*WHAT TO PRODUCE:* Give the data below again exactly as it stands. Omit the pictures.

*AVAILABLE DATA:*
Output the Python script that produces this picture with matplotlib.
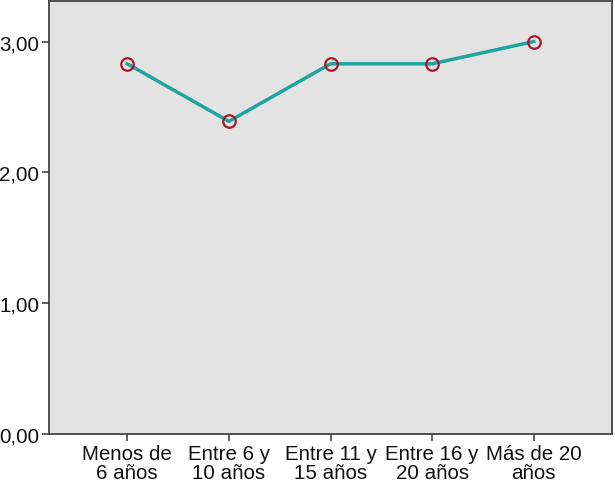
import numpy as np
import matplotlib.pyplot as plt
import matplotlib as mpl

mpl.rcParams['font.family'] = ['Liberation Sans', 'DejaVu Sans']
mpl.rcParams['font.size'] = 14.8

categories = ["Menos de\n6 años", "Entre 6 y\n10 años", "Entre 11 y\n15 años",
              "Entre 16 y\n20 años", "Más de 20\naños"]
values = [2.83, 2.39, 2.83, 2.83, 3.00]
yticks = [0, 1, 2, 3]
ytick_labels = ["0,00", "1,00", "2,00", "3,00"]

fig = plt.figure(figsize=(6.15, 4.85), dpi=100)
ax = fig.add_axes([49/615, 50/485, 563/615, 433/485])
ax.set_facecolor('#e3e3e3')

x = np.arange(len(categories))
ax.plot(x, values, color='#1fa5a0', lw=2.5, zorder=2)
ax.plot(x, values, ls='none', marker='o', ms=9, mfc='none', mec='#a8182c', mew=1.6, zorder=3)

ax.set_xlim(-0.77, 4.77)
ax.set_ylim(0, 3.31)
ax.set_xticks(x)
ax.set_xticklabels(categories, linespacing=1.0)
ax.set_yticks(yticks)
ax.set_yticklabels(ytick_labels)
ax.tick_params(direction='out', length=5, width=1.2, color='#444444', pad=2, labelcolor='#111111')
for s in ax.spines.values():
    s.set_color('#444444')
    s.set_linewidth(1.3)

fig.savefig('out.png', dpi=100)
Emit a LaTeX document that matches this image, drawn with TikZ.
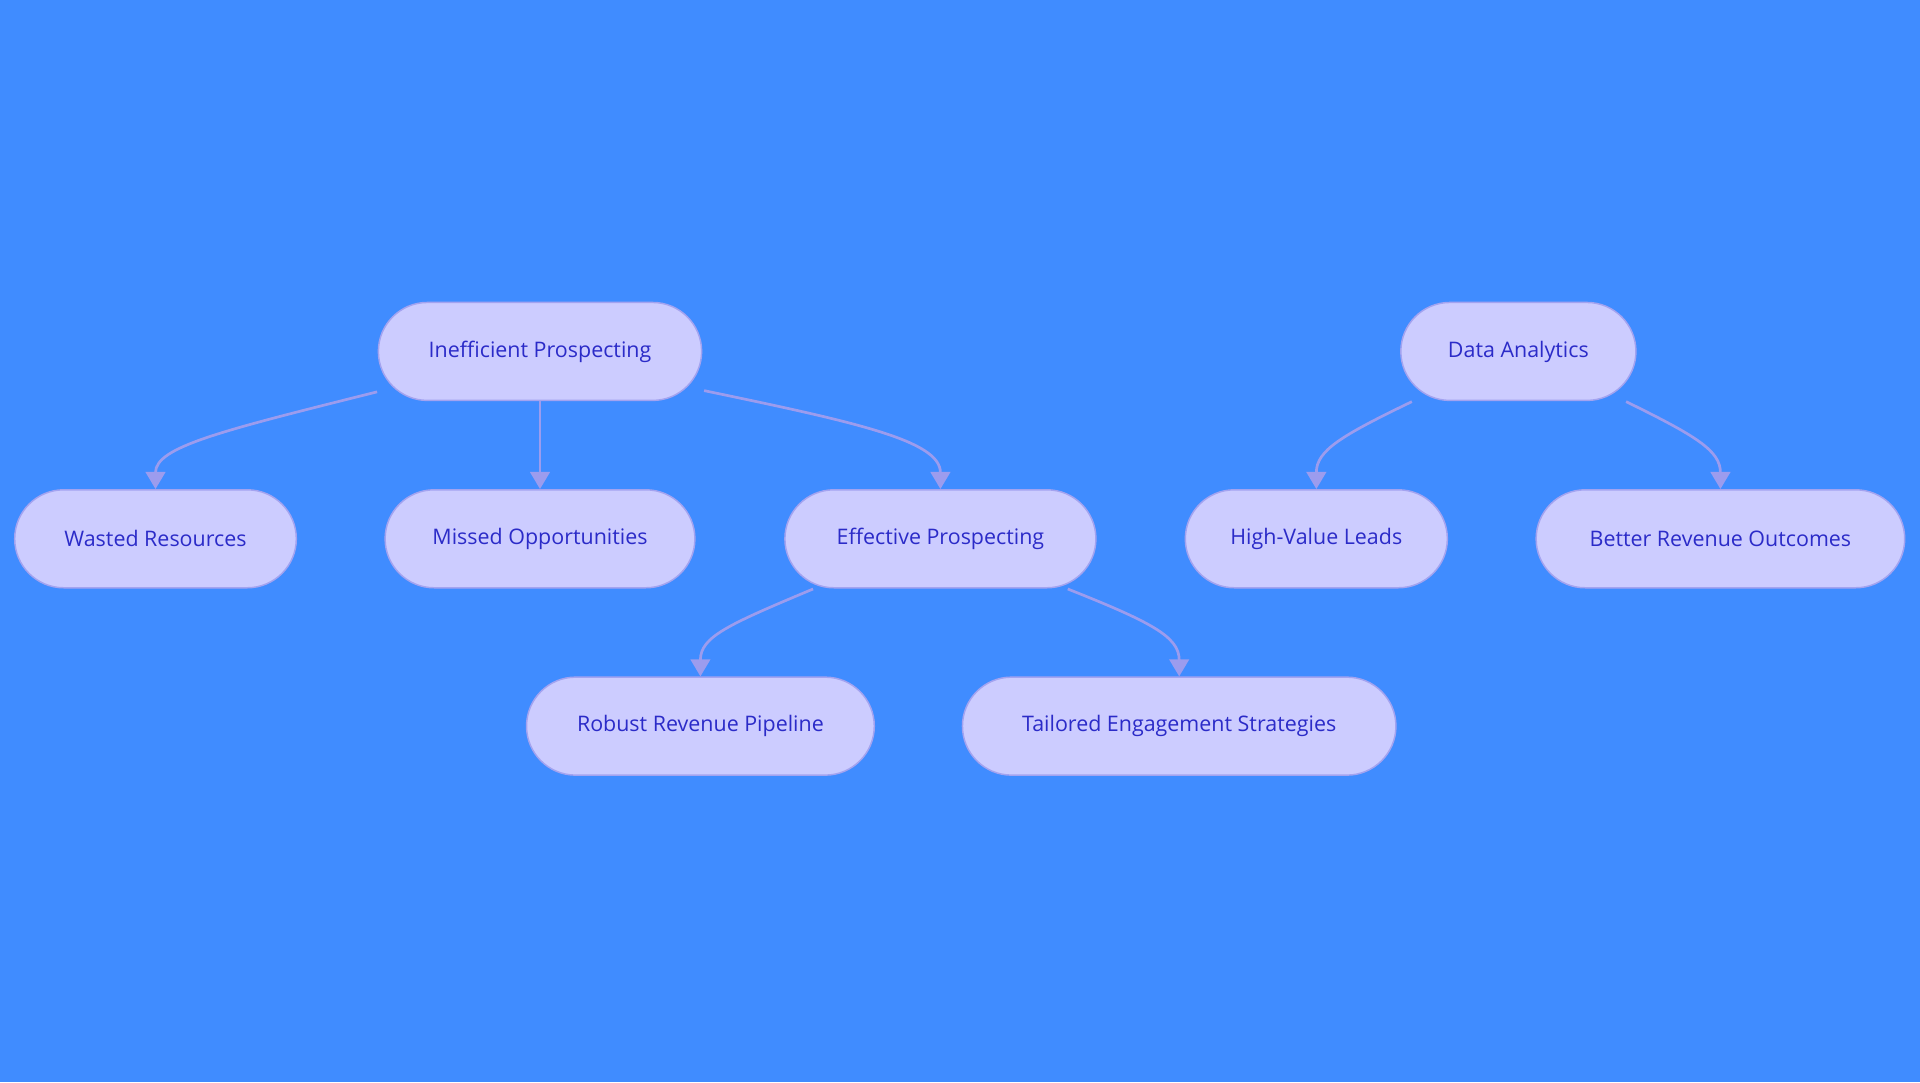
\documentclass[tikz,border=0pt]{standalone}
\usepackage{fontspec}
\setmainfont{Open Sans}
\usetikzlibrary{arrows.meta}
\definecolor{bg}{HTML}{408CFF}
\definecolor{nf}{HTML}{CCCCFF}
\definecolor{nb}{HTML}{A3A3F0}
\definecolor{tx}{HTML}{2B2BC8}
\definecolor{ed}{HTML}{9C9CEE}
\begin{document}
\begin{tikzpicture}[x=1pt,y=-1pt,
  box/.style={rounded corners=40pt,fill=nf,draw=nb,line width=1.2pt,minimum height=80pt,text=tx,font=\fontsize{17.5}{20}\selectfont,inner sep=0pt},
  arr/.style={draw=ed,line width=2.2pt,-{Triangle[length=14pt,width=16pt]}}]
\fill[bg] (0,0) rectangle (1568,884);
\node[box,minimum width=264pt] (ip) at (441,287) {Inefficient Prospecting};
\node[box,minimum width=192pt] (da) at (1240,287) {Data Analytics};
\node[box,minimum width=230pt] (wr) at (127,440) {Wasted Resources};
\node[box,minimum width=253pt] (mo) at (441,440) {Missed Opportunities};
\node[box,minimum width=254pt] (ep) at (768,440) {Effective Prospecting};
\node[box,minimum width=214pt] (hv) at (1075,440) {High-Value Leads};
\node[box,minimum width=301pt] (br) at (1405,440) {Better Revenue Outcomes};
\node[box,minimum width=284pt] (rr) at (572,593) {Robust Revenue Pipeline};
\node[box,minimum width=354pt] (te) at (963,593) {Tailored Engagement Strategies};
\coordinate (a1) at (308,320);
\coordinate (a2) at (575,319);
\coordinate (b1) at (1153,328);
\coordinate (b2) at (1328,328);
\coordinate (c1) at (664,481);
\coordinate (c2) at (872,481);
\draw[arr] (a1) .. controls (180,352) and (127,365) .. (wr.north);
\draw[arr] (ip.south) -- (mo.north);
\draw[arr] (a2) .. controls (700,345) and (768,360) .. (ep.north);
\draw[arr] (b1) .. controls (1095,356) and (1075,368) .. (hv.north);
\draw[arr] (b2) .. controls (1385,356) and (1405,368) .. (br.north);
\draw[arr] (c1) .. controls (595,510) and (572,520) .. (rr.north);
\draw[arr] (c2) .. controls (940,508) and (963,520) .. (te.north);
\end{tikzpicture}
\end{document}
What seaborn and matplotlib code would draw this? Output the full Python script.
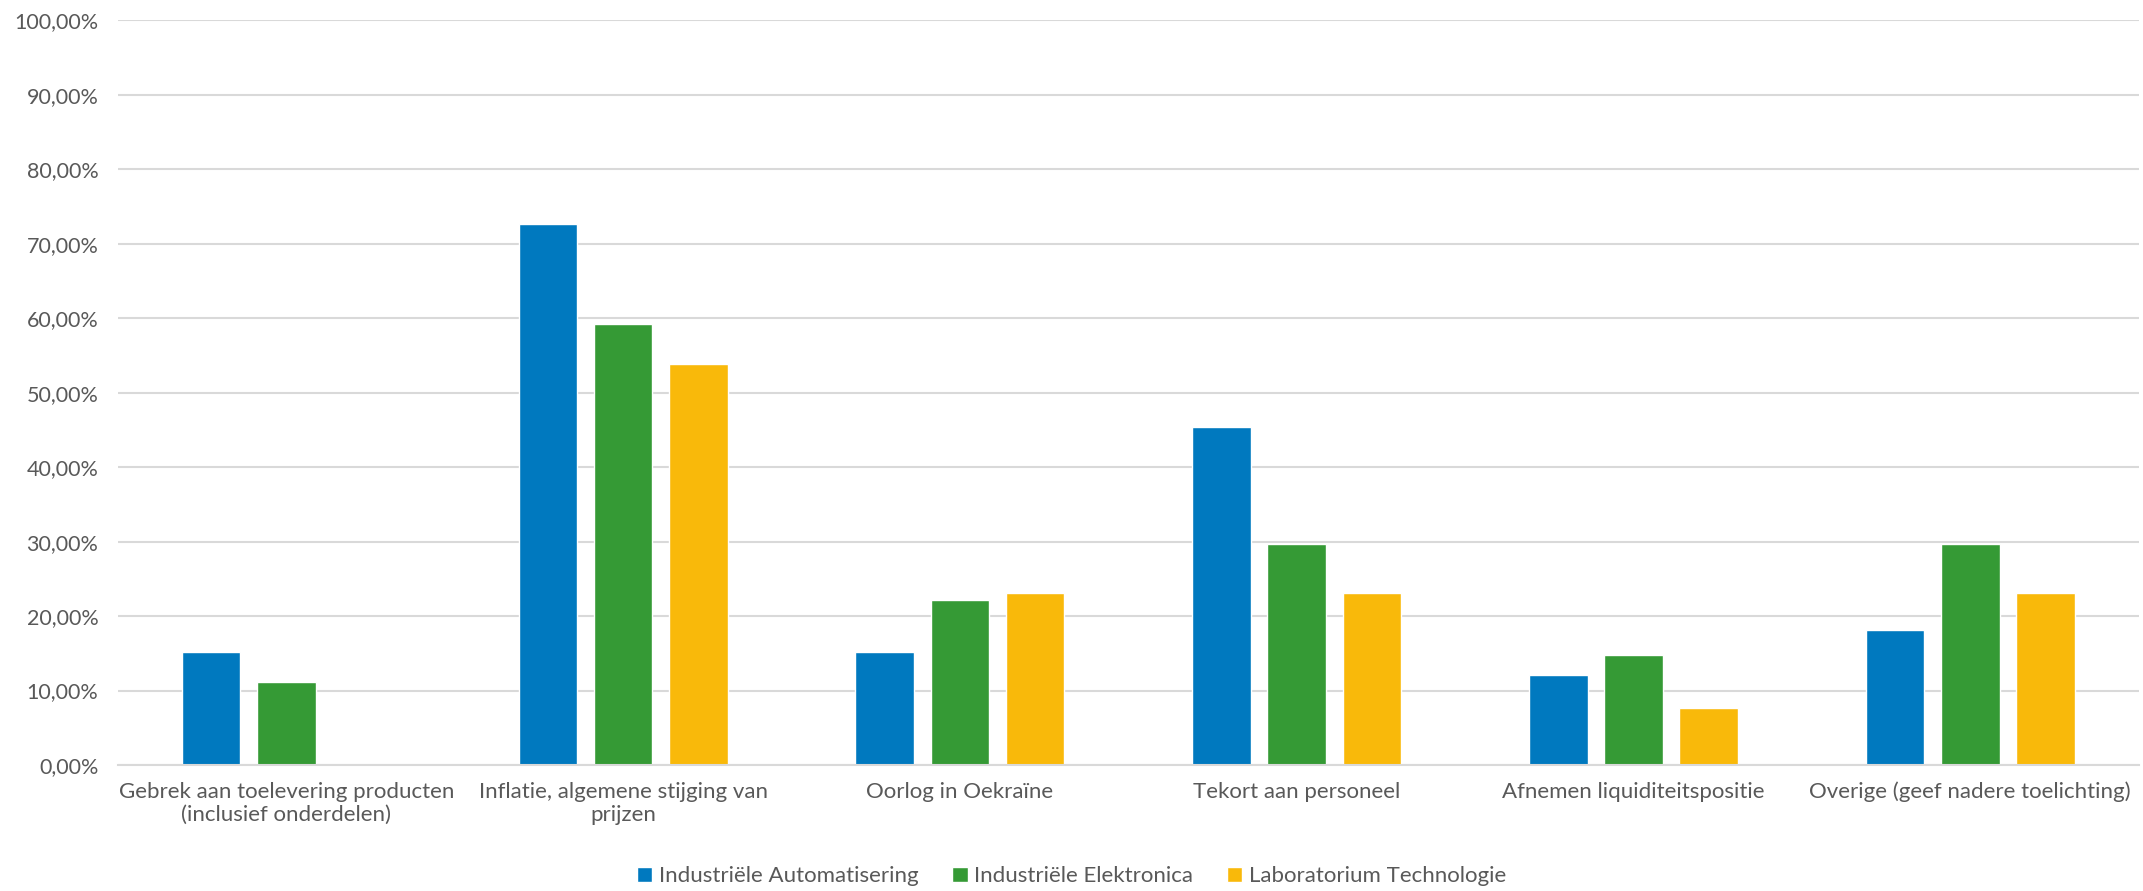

*COMPLETE ANSWER:*
Output the Python script that produces this picture with matplotlib.
import numpy as np
import matplotlib.pyplot as plt
import matplotlib as mpl

mpl.rcParams['font.family'] = ['Liberation Sans', 'DejaVu Sans']
mpl.rcParams['font.size'] = 14.8

categories = ["Menos de\n6 años", "Entre 6 y\n10 años", "Entre 11 y\n15 años",
              "Entre 16 y\n20 años", "Más de 20\naños"]
values = [2.83, 2.39, 2.83, 2.83, 3.00]
yticks = [0, 1, 2, 3]
ytick_labels = ["0,00", "1,00", "2,00", "3,00"]

fig = plt.figure(figsize=(6.15, 4.85), dpi=100)
ax = fig.add_axes([49/615, 50/485, 563/615, 433/485])
ax.set_facecolor('#e3e3e3')

x = np.arange(len(categories))
ax.plot(x, values, color='#1fa5a0', lw=2.5, zorder=2)
ax.plot(x, values, ls='none', marker='o', ms=9, mfc='none', mec='#a8182c', mew=1.6, zorder=3)

ax.set_xlim(-0.77, 4.77)
ax.set_ylim(0, 3.31)
ax.set_xticks(x)
ax.set_xticklabels(categories, linespacing=1.0)
ax.set_yticks(yticks)
ax.set_yticklabels(ytick_labels)
ax.tick_params(direction='out', length=5, width=1.2, color='#444444', pad=2, labelcolor='#111111')
for s in ax.spines.values():
    s.set_color('#444444')
    s.set_linewidth(1.3)

fig.savefig('out.png', dpi=100)
Emit a LaTeX document that matches this image, drawn with TikZ.
\documentclass[tikz,border=0pt]{standalone}
\usepackage{fontspec}
\setmainfont{Open Sans}
\usetikzlibrary{arrows.meta}
\definecolor{bg}{HTML}{408CFF}
\definecolor{nf}{HTML}{CCCCFF}
\definecolor{nb}{HTML}{A3A3F0}
\definecolor{tx}{HTML}{2B2BC8}
\definecolor{ed}{HTML}{9C9CEE}
\begin{document}
\begin{tikzpicture}[x=1pt,y=-1pt,
  box/.style={rounded corners=40pt,fill=nf,draw=nb,line width=1.2pt,minimum height=80pt,text=tx,font=\fontsize{17.5}{20}\selectfont,inner sep=0pt},
  arr/.style={draw=ed,line width=2.2pt,-{Triangle[length=14pt,width=16pt]}}]
\fill[bg] (0,0) rectangle (1568,884);
\node[box,minimum width=264pt] (ip) at (441,287) {Inefficient Prospecting};
\node[box,minimum width=192pt] (da) at (1240,287) {Data Analytics};
\node[box,minimum width=230pt] (wr) at (127,440) {Wasted Resources};
\node[box,minimum width=253pt] (mo) at (441,440) {Missed Opportunities};
\node[box,minimum width=254pt] (ep) at (768,440) {Effective Prospecting};
\node[box,minimum width=214pt] (hv) at (1075,440) {High-Value Leads};
\node[box,minimum width=301pt] (br) at (1405,440) {Better Revenue Outcomes};
\node[box,minimum width=284pt] (rr) at (572,593) {Robust Revenue Pipeline};
\node[box,minimum width=354pt] (te) at (963,593) {Tailored Engagement Strategies};
\coordinate (a1) at (308,320);
\coordinate (a2) at (575,319);
\coordinate (b1) at (1153,328);
\coordinate (b2) at (1328,328);
\coordinate (c1) at (664,481);
\coordinate (c2) at (872,481);
\draw[arr] (a1) .. controls (180,352) and (127,365) .. (wr.north);
\draw[arr] (ip.south) -- (mo.north);
\draw[arr] (a2) .. controls (700,345) and (768,360) .. (ep.north);
\draw[arr] (b1) .. controls (1095,356) and (1075,368) .. (hv.north);
\draw[arr] (b2) .. controls (1385,356) and (1405,368) .. (br.north);
\draw[arr] (c1) .. controls (595,510) and (572,520) .. (rr.north);
\draw[arr] (c2) .. controls (940,508) and (963,520) .. (te.north);
\end{tikzpicture}
\end{document}
What seaborn and matplotlib code would draw this? Output the full Python script.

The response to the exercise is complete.